## WHAT THE EXERCISE ASKS
Exactly retype the lines from the top of the data through the line containing "(divtop) -- (divbot);", leaving out every picture.

## RECORDS TO USE
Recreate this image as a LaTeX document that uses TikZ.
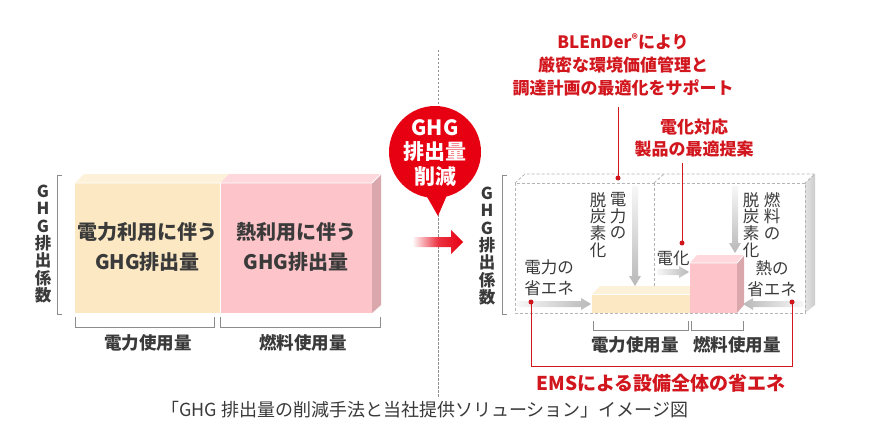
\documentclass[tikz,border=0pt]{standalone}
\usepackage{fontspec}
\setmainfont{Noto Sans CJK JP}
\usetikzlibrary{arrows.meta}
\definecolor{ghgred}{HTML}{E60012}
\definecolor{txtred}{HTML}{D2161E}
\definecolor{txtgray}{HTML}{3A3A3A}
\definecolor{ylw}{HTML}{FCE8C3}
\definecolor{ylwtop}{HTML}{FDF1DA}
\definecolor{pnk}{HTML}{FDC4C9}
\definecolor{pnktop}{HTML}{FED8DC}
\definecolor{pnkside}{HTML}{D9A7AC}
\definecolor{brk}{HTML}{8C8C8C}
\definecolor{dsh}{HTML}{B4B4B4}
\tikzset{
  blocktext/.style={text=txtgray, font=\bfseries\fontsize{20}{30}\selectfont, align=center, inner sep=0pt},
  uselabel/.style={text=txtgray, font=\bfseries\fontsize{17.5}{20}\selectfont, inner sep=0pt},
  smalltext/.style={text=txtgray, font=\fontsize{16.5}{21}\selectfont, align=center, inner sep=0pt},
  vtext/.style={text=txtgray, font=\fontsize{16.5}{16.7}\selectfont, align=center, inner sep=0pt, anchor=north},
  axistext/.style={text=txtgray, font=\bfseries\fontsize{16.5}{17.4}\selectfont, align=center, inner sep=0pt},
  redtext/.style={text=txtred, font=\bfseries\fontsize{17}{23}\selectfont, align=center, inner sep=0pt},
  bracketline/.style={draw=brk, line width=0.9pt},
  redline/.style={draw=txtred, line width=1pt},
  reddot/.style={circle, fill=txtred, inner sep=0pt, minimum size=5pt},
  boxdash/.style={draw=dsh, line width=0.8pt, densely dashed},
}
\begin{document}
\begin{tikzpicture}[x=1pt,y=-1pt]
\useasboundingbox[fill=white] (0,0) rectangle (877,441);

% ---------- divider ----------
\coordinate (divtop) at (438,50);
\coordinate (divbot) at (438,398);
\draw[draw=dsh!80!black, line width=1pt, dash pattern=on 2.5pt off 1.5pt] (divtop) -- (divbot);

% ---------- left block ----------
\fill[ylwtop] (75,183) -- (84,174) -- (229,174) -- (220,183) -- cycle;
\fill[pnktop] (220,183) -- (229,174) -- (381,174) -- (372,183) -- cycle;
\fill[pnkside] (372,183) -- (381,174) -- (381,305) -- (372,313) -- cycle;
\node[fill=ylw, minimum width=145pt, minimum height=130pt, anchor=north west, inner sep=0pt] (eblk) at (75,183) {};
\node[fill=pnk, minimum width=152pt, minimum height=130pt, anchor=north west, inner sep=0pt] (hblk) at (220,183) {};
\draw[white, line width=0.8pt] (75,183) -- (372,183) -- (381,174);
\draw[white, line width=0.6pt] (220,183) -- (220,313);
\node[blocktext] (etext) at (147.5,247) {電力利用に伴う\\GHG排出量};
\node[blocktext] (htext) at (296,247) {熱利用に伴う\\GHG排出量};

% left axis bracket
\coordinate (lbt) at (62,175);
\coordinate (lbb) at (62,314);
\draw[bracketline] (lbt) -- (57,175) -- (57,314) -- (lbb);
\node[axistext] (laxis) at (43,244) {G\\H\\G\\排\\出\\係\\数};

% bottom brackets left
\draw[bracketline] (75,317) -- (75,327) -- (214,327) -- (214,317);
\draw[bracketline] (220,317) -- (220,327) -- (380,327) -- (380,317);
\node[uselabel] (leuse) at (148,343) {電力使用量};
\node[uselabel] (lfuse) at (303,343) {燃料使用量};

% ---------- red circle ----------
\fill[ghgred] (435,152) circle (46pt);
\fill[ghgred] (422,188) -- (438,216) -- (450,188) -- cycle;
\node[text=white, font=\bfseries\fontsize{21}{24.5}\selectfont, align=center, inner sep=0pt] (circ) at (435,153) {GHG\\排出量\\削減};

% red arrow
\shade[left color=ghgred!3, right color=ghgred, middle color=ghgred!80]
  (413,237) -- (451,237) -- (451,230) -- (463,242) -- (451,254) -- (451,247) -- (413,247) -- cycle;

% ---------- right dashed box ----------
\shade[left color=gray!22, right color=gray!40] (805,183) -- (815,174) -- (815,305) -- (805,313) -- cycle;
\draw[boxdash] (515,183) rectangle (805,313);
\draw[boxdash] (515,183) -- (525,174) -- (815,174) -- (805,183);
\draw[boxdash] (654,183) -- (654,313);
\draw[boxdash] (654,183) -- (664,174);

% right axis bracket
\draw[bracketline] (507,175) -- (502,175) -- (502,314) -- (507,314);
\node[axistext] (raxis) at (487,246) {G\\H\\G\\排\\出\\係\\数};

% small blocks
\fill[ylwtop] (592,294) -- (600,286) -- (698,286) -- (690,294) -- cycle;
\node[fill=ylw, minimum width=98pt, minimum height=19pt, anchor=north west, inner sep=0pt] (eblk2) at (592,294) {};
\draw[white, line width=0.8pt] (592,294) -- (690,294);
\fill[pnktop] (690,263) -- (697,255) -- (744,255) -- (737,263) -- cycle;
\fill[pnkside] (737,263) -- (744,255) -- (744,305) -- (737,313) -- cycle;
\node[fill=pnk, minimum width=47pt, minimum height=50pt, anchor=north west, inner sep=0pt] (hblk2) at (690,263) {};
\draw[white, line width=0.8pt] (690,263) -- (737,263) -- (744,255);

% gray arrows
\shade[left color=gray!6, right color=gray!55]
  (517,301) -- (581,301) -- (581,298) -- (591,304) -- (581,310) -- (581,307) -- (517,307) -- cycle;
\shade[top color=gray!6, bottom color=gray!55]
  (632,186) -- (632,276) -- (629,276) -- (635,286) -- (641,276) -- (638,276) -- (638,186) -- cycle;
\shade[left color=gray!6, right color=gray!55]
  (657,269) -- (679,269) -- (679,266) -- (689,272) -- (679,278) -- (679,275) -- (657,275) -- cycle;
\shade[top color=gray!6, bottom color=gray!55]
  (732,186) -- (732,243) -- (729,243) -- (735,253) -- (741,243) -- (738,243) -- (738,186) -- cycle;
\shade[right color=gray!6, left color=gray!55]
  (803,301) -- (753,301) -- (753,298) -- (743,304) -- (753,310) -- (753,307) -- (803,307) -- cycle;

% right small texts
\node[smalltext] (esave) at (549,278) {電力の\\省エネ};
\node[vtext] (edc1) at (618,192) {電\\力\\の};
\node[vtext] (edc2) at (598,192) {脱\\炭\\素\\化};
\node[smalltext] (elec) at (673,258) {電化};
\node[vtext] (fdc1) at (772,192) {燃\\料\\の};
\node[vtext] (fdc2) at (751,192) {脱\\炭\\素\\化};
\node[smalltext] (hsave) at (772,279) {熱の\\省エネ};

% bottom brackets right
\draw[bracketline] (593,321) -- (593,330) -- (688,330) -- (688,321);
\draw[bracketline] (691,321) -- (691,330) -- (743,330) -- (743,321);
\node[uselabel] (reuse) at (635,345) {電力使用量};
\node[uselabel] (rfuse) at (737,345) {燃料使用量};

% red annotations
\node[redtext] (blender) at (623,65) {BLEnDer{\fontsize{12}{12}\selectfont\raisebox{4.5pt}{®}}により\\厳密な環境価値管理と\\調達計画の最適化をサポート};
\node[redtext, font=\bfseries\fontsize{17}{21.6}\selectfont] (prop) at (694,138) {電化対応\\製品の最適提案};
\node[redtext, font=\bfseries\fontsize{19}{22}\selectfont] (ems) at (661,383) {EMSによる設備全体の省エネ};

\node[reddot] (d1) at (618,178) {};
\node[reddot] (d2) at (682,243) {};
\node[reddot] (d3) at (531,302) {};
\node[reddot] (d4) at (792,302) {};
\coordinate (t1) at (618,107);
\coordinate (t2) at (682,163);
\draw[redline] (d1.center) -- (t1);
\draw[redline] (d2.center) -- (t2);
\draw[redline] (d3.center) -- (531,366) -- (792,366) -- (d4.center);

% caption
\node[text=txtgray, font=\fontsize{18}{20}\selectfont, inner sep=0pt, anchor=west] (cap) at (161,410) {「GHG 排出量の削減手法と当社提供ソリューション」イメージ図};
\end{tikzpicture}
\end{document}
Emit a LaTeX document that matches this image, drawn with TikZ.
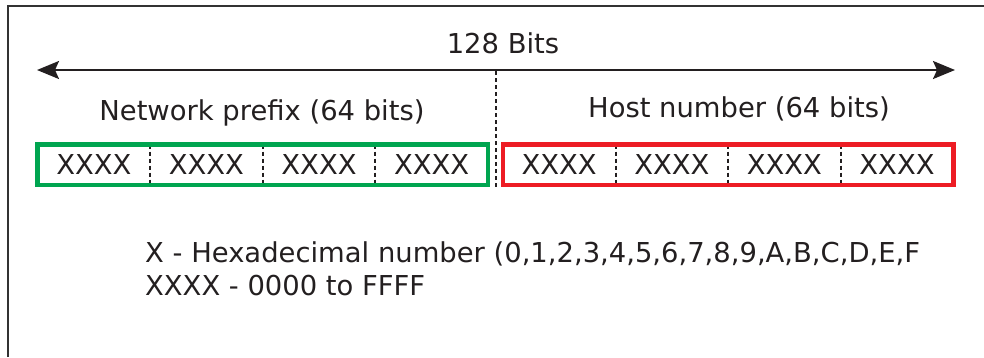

## FINAL RESULT
Recreate this image as a LaTeX document that uses TikZ.
\documentclass[tikz,border=0pt]{standalone}
\usepackage{fontspec}
\setmainfont{Noto Sans CJK JP}
\usetikzlibrary{arrows.meta}
\definecolor{ghgred}{HTML}{E60012}
\definecolor{txtred}{HTML}{D2161E}
\definecolor{txtgray}{HTML}{3A3A3A}
\definecolor{ylw}{HTML}{FCE8C3}
\definecolor{ylwtop}{HTML}{FDF1DA}
\definecolor{pnk}{HTML}{FDC4C9}
\definecolor{pnktop}{HTML}{FED8DC}
\definecolor{pnkside}{HTML}{D9A7AC}
\definecolor{brk}{HTML}{8C8C8C}
\definecolor{dsh}{HTML}{B4B4B4}
\tikzset{
  blocktext/.style={text=txtgray, font=\bfseries\fontsize{20}{30}\selectfont, align=center, inner sep=0pt},
  uselabel/.style={text=txtgray, font=\bfseries\fontsize{17.5}{20}\selectfont, inner sep=0pt},
  smalltext/.style={text=txtgray, font=\fontsize{16.5}{21}\selectfont, align=center, inner sep=0pt},
  vtext/.style={text=txtgray, font=\fontsize{16.5}{16.7}\selectfont, align=center, inner sep=0pt, anchor=north},
  axistext/.style={text=txtgray, font=\bfseries\fontsize{16.5}{17.4}\selectfont, align=center, inner sep=0pt},
  redtext/.style={text=txtred, font=\bfseries\fontsize{17}{23}\selectfont, align=center, inner sep=0pt},
  bracketline/.style={draw=brk, line width=0.9pt},
  redline/.style={draw=txtred, line width=1pt},
  reddot/.style={circle, fill=txtred, inner sep=0pt, minimum size=5pt},
  boxdash/.style={draw=dsh, line width=0.8pt, densely dashed},
}
\begin{document}
\begin{tikzpicture}[x=1pt,y=-1pt]
\useasboundingbox[fill=white] (0,0) rectangle (877,441);

% ---------- divider ----------
\coordinate (divtop) at (438,50);
\coordinate (divbot) at (438,398);
\draw[draw=dsh!80!black, line width=1pt, dash pattern=on 2.5pt off 1.5pt] (divtop) -- (divbot);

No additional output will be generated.